Vanguard S&P Small cap 600 Value (VIOV)
VIOV focuses on value names in the small-cap space. While smaller stocks are generally regarded as risky, the combination of seeking value in these names and the potential upsized returns they offer is seen in this ETF’s performance. VIOV is down 15.7% so far in 2022, compared to NASDAQ’s fall of 29% and VTI’s 21.7%.
Further, VIOV offers a yield of 1.83% and has an expense ratio of 0.15%.

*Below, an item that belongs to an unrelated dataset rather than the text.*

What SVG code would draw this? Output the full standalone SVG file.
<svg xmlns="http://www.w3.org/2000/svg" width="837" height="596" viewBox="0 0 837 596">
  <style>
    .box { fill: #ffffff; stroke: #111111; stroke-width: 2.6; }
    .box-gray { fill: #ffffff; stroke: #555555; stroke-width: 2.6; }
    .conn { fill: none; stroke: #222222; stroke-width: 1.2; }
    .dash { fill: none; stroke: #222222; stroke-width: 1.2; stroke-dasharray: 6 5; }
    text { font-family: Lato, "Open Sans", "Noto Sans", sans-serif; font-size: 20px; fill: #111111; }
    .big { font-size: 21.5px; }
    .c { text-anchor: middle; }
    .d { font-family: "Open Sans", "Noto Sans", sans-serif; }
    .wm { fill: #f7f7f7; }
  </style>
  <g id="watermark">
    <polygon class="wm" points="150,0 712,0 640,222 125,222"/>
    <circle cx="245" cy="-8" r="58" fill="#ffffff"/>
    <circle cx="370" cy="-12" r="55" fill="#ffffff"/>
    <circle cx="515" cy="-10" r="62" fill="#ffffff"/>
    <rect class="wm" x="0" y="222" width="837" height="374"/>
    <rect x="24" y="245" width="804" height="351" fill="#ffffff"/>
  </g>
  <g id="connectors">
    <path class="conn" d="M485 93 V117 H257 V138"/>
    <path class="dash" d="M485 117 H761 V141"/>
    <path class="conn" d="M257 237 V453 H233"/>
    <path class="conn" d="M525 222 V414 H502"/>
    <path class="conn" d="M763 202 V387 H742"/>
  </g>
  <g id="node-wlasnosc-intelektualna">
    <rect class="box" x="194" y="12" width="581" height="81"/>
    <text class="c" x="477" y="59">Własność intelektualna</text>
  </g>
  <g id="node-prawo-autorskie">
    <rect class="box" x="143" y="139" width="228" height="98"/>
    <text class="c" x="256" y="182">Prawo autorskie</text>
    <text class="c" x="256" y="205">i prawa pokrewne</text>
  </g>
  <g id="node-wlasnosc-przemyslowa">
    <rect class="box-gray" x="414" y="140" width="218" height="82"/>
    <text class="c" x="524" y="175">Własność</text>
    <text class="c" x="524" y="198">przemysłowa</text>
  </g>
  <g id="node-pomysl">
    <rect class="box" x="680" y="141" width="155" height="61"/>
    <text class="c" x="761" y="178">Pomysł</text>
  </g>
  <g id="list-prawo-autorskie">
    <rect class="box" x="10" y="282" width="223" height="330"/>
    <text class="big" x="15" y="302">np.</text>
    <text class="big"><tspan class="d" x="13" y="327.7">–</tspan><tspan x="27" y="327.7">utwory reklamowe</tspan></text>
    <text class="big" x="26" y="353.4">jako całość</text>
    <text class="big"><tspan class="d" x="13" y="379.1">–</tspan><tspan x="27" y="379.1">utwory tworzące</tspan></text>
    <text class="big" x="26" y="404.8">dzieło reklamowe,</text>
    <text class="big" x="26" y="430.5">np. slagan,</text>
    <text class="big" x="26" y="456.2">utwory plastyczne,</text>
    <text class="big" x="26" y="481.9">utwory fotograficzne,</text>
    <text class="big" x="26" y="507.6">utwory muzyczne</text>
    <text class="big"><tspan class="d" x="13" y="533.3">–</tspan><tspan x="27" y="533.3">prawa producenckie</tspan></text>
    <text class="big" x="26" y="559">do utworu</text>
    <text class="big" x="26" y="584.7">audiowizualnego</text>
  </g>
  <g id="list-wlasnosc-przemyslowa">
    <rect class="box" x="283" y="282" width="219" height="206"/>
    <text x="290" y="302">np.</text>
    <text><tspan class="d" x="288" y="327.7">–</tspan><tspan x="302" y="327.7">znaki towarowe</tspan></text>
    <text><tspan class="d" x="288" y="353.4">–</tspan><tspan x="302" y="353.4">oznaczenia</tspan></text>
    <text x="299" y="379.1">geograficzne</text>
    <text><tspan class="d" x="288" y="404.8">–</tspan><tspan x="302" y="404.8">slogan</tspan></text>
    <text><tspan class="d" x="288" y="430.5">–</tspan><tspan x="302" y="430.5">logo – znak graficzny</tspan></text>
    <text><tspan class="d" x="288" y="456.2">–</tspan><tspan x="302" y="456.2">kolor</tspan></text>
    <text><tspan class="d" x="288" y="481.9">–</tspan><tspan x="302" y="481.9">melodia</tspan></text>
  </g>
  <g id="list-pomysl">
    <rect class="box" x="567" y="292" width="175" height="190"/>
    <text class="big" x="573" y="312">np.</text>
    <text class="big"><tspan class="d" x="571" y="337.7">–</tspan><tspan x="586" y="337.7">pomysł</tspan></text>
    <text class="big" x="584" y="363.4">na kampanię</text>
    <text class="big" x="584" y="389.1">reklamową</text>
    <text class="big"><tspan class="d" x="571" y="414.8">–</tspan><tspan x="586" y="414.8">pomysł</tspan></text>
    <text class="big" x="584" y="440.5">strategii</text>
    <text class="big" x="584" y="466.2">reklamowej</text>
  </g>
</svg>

Avantis US Small cap Value (AVUV)
AVUV too seeks value in a similar space as VIOV and offers a yield of 1.60%. While the ETF is down 14.4% this year, it is still up over 100% from its bottom in March 2020. AVUV has an expense ratio of 0.25%.
Closing Note
Value investing is akin to trying to buy as many $10 dollar bills as possible for $6 or $7, and the time may be ripe to go looking for them. The ETFs we highlighted today are doing just that. Moreover, VIOV and AVUV can help you participate in small-cap names’ growth stories while also providing the cushion of a margin of safety.
An investor that can pass the marshmellow test is sure to reap rewards in the long run. In sticking with value and investing for the long-term, perhaps, “it PAYS to be PAY-tient.”